Set the listing down again in full, word for word, with the pictures left out.
[START OF DATASET CONTENT]
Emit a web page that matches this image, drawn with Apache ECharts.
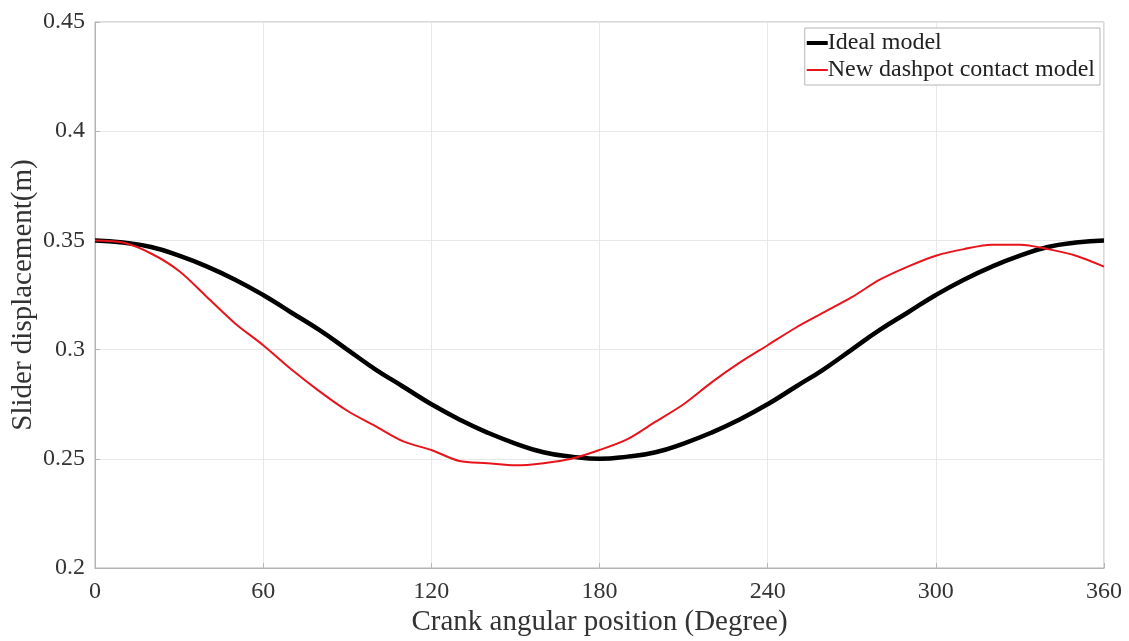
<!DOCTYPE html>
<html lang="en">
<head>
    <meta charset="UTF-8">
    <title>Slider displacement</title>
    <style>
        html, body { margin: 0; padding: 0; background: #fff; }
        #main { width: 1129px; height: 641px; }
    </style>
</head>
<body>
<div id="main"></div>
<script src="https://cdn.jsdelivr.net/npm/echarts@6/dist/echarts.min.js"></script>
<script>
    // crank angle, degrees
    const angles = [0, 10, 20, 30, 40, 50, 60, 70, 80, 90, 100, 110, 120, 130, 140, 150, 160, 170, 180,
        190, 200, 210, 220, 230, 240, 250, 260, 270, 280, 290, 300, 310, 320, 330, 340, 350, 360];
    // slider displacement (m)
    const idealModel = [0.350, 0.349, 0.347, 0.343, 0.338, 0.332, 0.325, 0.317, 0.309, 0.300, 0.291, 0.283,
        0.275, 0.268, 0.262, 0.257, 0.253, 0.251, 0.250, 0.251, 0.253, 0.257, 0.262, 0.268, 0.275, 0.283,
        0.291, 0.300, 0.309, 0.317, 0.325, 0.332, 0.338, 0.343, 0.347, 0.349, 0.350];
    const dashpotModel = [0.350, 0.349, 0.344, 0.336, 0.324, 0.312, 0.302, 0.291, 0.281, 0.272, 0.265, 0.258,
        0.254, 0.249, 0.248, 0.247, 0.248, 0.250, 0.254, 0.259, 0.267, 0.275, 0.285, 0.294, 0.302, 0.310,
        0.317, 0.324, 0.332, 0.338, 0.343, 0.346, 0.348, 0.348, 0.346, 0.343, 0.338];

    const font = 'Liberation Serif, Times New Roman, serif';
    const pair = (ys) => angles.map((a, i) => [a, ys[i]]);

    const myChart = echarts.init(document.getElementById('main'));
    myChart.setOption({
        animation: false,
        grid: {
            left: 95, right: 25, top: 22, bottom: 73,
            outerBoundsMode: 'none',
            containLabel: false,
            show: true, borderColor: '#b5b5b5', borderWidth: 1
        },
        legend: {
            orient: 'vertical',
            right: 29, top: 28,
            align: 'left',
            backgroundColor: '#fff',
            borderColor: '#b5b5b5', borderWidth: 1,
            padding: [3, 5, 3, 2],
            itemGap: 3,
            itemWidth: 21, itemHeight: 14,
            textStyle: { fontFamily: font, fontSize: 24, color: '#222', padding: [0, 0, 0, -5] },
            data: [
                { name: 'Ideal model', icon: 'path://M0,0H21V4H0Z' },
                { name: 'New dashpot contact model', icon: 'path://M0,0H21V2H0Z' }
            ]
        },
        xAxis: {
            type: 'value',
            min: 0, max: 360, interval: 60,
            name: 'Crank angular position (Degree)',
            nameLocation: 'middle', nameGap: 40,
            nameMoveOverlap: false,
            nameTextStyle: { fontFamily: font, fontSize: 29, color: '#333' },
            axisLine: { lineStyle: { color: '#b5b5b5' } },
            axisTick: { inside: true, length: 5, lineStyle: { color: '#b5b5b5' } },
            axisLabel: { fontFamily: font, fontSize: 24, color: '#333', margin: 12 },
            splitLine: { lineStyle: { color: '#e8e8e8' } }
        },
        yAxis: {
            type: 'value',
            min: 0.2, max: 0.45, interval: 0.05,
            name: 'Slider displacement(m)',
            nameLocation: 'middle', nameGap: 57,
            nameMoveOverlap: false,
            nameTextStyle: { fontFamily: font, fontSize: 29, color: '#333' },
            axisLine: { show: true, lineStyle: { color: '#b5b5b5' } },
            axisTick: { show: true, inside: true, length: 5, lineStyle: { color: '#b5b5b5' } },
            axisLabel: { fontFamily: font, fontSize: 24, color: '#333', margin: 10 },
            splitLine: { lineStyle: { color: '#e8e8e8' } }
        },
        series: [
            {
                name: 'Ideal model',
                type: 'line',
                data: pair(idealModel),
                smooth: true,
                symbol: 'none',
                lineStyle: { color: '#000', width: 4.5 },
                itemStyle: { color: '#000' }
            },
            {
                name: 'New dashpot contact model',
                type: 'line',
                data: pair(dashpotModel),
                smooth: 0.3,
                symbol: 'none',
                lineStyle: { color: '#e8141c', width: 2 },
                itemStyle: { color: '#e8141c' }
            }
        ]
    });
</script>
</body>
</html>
[END OF DATASET CONTENT]
**FINISHED EXERCISE:**
Emit a web page that matches this image, drawn with Apache ECharts.
<!DOCTYPE html>
<html lang="en">
<head>
    <meta charset="UTF-8">
    <title>Slider displacement</title>
    <style>
        html, body { margin: 0; padding: 0; background: #fff; }
        #main { width: 1129px; height: 641px; }
    </style>
</head>
<body>
<div id="main"></div>
<script src="https://cdn.jsdelivr.net/npm/echarts@6/dist/echarts.min.js"></script>
<script>
    // crank angle, degrees
    const angles = [0, 10, 20, 30, 40, 50, 60, 70, 80, 90, 100, 110, 120, 130, 140, 150, 160, 170, 180,
        190, 200, 210, 220, 230, 240, 250, 260, 270, 280, 290, 300, 310, 320, 330, 340, 350, 360];
    // slider displacement (m)
    const idealModel = [0.350, 0.349, 0.347, 0.343, 0.338, 0.332, 0.325, 0.317, 0.309, 0.300, 0.291, 0.283,
        0.275, 0.268, 0.262, 0.257, 0.253, 0.251, 0.250, 0.251, 0.253, 0.257, 0.262, 0.268, 0.275, 0.283,
        0.291, 0.300, 0.309, 0.317, 0.325, 0.332, 0.338, 0.343, 0.347, 0.349, 0.350];
    const dashpotModel = [0.350, 0.349, 0.344, 0.336, 0.324, 0.312, 0.302, 0.291, 0.281, 0.272, 0.265, 0.258,
        0.254, 0.249, 0.248, 0.247, 0.248, 0.250, 0.254, 0.259, 0.267, 0.275, 0.285, 0.294, 0.302, 0.310,
        0.317, 0.324, 0.332, 0.338, 0.343, 0.346, 0.348, 0.348, 0.346, 0.343, 0.338];

    const font = 'Liberation Serif, Times New Roman, serif';
    const pair = (ys) => angles.map((a, i) => [a, ys[i]]);

    const myChart = echarts.init(document.getElementById('main'));
    myChart.setOption({
        animation: false,
        grid: {
            left: 95, right: 25, top: 22, bottom: 73,
            outerBoundsMode: 'none',
            containLabel: false,
            show: true, borderColor: '#b5b5b5', borderWidth: 1
        },
        legend: {
            orient: 'vertical',
            right: 29, top: 28,
            align: 'left',
            backgroundColor: '#fff',
            borderColor: '#b5b5b5', borderWidth: 1,
            padding: [3, 5, 3, 2],
            itemGap: 3,
            itemWidth: 21, itemHeight: 14,
            textStyle: { fontFamily: font, fontSize: 24, color: '#222', padding: [0, 0, 0, -5] },
            data: [
                { name: 'Ideal model', icon: 'path://M0,0H21V4H0Z' },
                { name: 'New dashpot contact model', icon: 'path://M0,0H21V2H0Z' }
            ]
        },
        xAxis: {
            type: 'value',
            min: 0, max: 360, interval: 60,
            name: 'Crank angular position (Degree)',
            nameLocation: 'middle', nameGap: 40,
            nameMoveOverlap: false,
            nameTextStyle: { fontFamily: font, fontSize: 29, color: '#333' },
            axisLine: { lineStyle: { color: '#b5b5b5' } },
            axisTick: { inside: true, length: 5, lineStyle: { color: '#b5b5b5' } },
            axisLabel: { fontFamily: font, fontSize: 24, color: '#333', margin: 12 },
            splitLine: { lineStyle: { color: '#e8e8e8' } }
        },
        yAxis: {
            type: 'value',
            min: 0.2, max: 0.45, interval: 0.05,
            name: 'Slider displacement(m)',
            nameLocation: 'middle', nameGap: 57,
            nameMoveOverlap: false,
            nameTextStyle: { fontFamily: font, fontSize: 29, color: '#333' },
            axisLine: { show: true, lineStyle: { color: '#b5b5b5' } },
            axisTick: { show: true, inside: true, length: 5, lineStyle: { color: '#b5b5b5' } },
            axisLabel: { fontFamily: font, fontSize: 24, color: '#333', margin: 10 },
            splitLine: { lineStyle: { color: '#e8e8e8' } }
        },
        series: [
            {
                name: 'Ideal model',
                type: 'line',
                data: pair(idealModel),
                smooth: true,
                symbol: 'none',
                lineStyle: { color: '#000', width: 4.5 },
                itemStyle: { color: '#000' }
            },
            {
                name: 'New dashpot contact model',
                type: 'line',
                data: pair(dashpotModel),
                smooth: 0.3,
                symbol: 'none',
                lineStyle: { color: '#e8141c', width: 2 },
                itemStyle: { color: '#e8141c' }
            }
        ]
    });
</script>
</body>
</html>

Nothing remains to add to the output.